# Thread: Minimum Distance from Point to Curve

1. ## Minimum Distance from Point to Curve

Hi
I have been attempting this question, but i do no know how to continue...

Determine the minimal distance from the point (0,4) to the curve y = 8 - x^2

I know the distance formula is $D = \sqrt{(x_2-x_1)^2 + (y_2 - y_1)^2}$

after plugging in the x1 and y1 i got $D = \sqrt{x^2 + (y-4)^2}$

What do i do next? Am i doing a step wrong?

Thanks

2. Originally Posted by asemh
Hi
I have been attempting this question, but i do no know how to continue...

Determine the minimal distance from the point (0,4) to the curve y = 8 - x^2

I know the distance formula is D = sqrt((x2-x1)^2 + (y2 - y1)^2)

after plugging in the x1 and y1 i got = sqrt(x^2 + (y-4)^2)

What do i do next? Am i doing a step wrong?

Thanks
$d = \sqrt{(x_2-x_1)^2 + (y_2-y_1)^2}$

$(x_2,y_2) = (x,8-x^2)$

$(x_1,y_1) = (0,4)$

$d = \sqrt{(x-0)^2 + [(8-x^2) - 4]^2}$

clean up the expression underneath the radical.

since you posted this in the precalculus and not the calculus section, I assume you are not familiar with using the methods of calculus for optimization.
what method(s) have you been using in class for problems like this?

3. We usually get a formula, derive it, then solve for x

4. Originally Posted by asemh
We usually get a formula, derive it, then solve for x
do you mean take the derivative?

5. Yes

BTW, When i cleaned up the equation i got

$d = \sqrt{ x^4 - 7x^2 + 16}$

is that correct?

6. Originally Posted by asemh
Yes

BTW, When i cleaned up the equation i got

$d = \sqrt{ x^4 - 7x^2 + 16}$

is that correct?
fine ... note that if you minimize $(x^4-7x^2+16)$ , you also minimize its square root.
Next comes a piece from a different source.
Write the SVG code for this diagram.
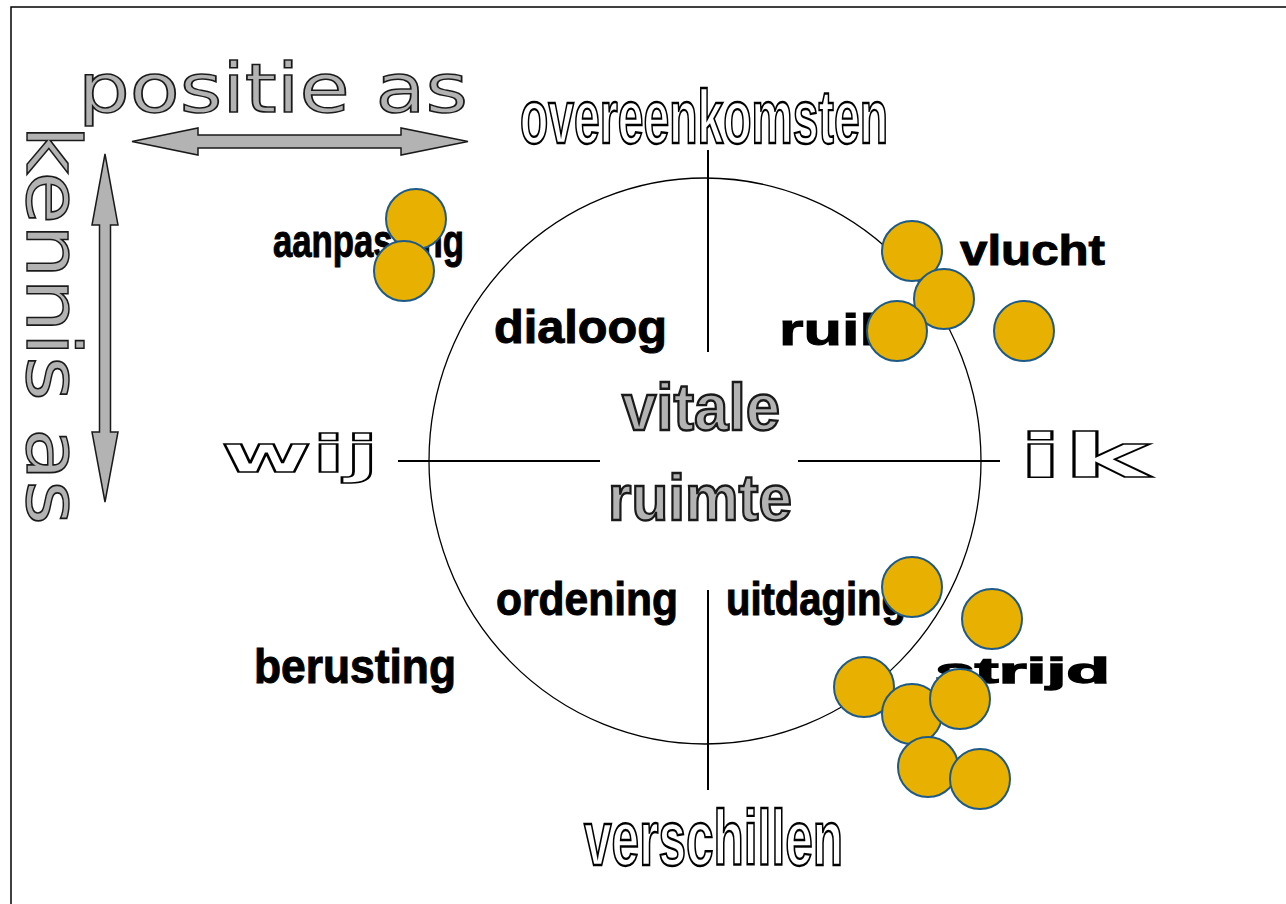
<svg xmlns="http://www.w3.org/2000/svg" width="1286" height="904" viewBox="0 0 1286 904">
<style>
.wide{font-family:"DejaVu Sans",sans-serif}
.lbl{font-family:"Liberation Sans",Arial,sans-serif;font-weight:bold;fill:#000;stroke:#000;stroke-width:1}
.gray{fill:#b3b3b3;stroke:#1a1a1a;stroke-width:1.5}
.outl{fill:#ffffff;stroke:#000000;stroke-width:2.4}
.thick{stroke-width:2.4}
.dot{fill:#e8b000;stroke:#1d5a88;stroke-width:2}
.ln{stroke:#000;stroke-width:2;fill:none}
</style>
<rect x="11" y="7" width="1300" height="960" fill="#ffffff" stroke="#000" stroke-width="1.5"/>

<g id="axes-legend">
  <text class="wide gray" x="78" y="112" font-size="68" textLength="390" lengthAdjust="spacingAndGlyphs">positie as</text>
  <text class="wide gray" transform="translate(27,125) rotate(90)" x="0" y="0" font-size="75" textLength="400" lengthAdjust="spacingAndGlyphs">kennis as</text>
  <polygon class="gray" points="132,141.5 198,128 198,135 401,135 401,128 468,141.5 401,155 401,148 198,148 198,155"/>
  <polygon class="gray" points="105,154 118,225 110.5,225 110.5,432 118,432 105,502 92,432 99.5,432 99.5,225 92,225"/>
</g>

<g id="connectors">
  <ellipse cx="705" cy="461" rx="276" ry="283" fill="none" stroke="#000" stroke-width="1.3"/>
  <line class="ln" x1="708" y1="150" x2="708" y2="352"/>
  <line class="ln" x1="708" y1="590" x2="708" y2="790"/>
  <line class="ln" x1="398" y1="461" x2="600" y2="461"/>
  <line class="ln" x1="798" y1="461" x2="1000" y2="461"/>
</g>

<g id="overeenkomsten"><text class="lbl outl" x="520" y="143" font-size="76" textLength="368" lengthAdjust="spacingAndGlyphs">overeenkomsten</text></g>
<g id="verschillen"><text class="lbl outl" x="584" y="865" font-size="78" textLength="259" lengthAdjust="spacingAndGlyphs">verschillen</text></g>
<g id="wij"><text class="wide outl" x="221" y="472" font-size="52" font-weight="bold" style="stroke-width:1.5" textLength="158" lengthAdjust="spacingAndGlyphs">wij</text></g>
<g id="ik"><text class="wide outl" x="1018" y="477" font-size="60" font-weight="bold" style="stroke-width:1.5" textLength="132" lengthAdjust="spacingAndGlyphs">ik</text></g>
<g id="vitale-ruimte">
  <text class="lbl gray thick" x="622" y="430" font-size="66" textLength="158" lengthAdjust="spacingAndGlyphs">vitale</text>
  <text class="lbl gray thick" x="608" y="520" font-size="65" textLength="184" lengthAdjust="spacingAndGlyphs">ruimte</text>
</g>

<g id="labels">
  <text class="lbl" x="273" y="257" font-size="46" textLength="191" lengthAdjust="spacingAndGlyphs">aanpassing</text>
  <text class="lbl" x="494" y="343" font-size="46" textLength="173" lengthAdjust="spacingAndGlyphs">dialoog</text>
  <text class="lbl" x="779" y="345" font-size="44" textLength="98" lengthAdjust="spacingAndGlyphs">ruil</text>
  <text class="lbl" x="960" y="265" font-size="42" textLength="145" lengthAdjust="spacingAndGlyphs">vlucht</text>
  <text class="lbl" x="496" y="615" font-size="46" textLength="182" lengthAdjust="spacingAndGlyphs">ordening</text>
  <text class="lbl" x="726" y="615" font-size="46" textLength="180" lengthAdjust="spacingAndGlyphs">uitdaging</text>
  <text class="lbl" x="254" y="683" font-size="48" textLength="202" lengthAdjust="spacingAndGlyphs">berusting</text>
  <text class="lbl" x="935" y="683" font-size="35" style="stroke-width:1.3" textLength="175" lengthAdjust="spacingAndGlyphs">strijd</text>
</g>

<g id="dots">
  <circle class="dot" cx="416" cy="219" r="30"/>
  <circle class="dot" cx="404" cy="271" r="30"/>
  <circle class="dot" cx="912" cy="251" r="30"/>
  <circle class="dot" cx="944" cy="299" r="30"/>
  <circle class="dot" cx="897" cy="331" r="30"/>
  <circle class="dot" cx="1024" cy="331" r="30"/>
  <circle class="dot" cx="912" cy="587" r="30"/>
  <circle class="dot" cx="992" cy="619" r="30"/>
  <circle class="dot" cx="864" cy="687" r="30"/>
  <circle class="dot" cx="912" cy="714" r="30"/>
  <circle class="dot" cx="960" cy="699" r="30"/>
  <circle class="dot" cx="928" cy="767" r="30"/>
  <circle class="dot" cx="980" cy="779" r="30"/>
</g>
</svg>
7. Do you mean when i derive it?

So it will become like 0.5(x^4 - 7x^2 + 16)^-0.5 (4x^3 - 7) ?

8. Originally Posted by asemh
Do you mean when i derive it?

So it will become like 0.5(x^4 - 7x^2 + 16)^-0.5 (4x^3 - 7) ?
finish it.

9. Originally Posted by asemh
Do you mean when i derive it?

So it will become like 0.5(x^4 - 7x^2 + 16)^-0.5 (4x^3 - 7) ?
Skeeter also said "note that if you minimize $x^4- 7x^2+ 16$ , you also minimize its square root.[quote]. Its derivative is $4x^3- 14x$. Where is that 0?